Dear Theresa, May 7, 2008
Lately I have discovered that a majority of my anger issues are due to the memories and effects of being beaten and neglected as an infant. Most of my life you have neglected me, and soon after I first realized this a few years ago I starting drinking, smoking, and doing drugs. I beat myself up thinking it was my fault, as if I just wasn’t good enough to be loved like a son should be. Because of the poor relationship I have with you I developed relationship problems with girls (which some psychologists say is normal for people like me to do if they do have a bad relationship with their mothers), and after this started my life started going on a downward spiral. By now you are probably crying but try to keep reading without killing yourself.

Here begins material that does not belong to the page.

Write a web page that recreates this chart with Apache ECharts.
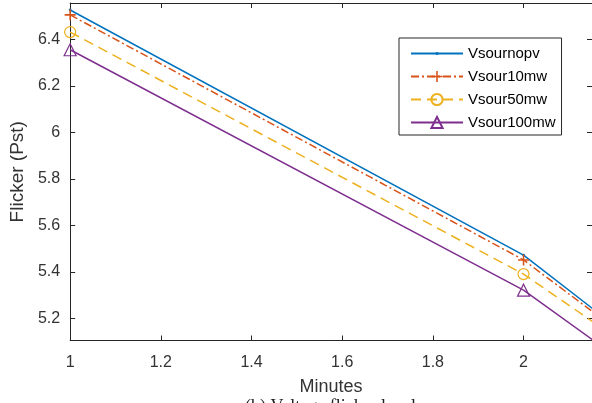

When you went from guy to guy I became more and more confused, angry, and depressed. Now you made a “new” family with Antonio, and frankly I’m pissed off. My anger levels have increased at an extremely dangerous rate. People are intimidated by me when I’m angry, and my principle is investigating this to see if the students feel safe with me there at school, also meeting with the school district administrators to decide if I should be placed of a long-term suspension for the intimidation, listing it under bullying/ harassment. The school is putting me on the radar as a “repeated offender of Intimidation” but I cannot really help it. I have had to put up a front for many years to hide the vulnerable and weak side of me, and now I can’t help it. Just a couple of days ago Branden attacked me and I went after him, grandpa caught me off guard when I tried to go after Branden. He put me into a head lock and through me on the ground, when I got up I gave him the look of a sociopath and he said later that night that for the first time in his life he was afraid for his safety… How do you think this made me feel?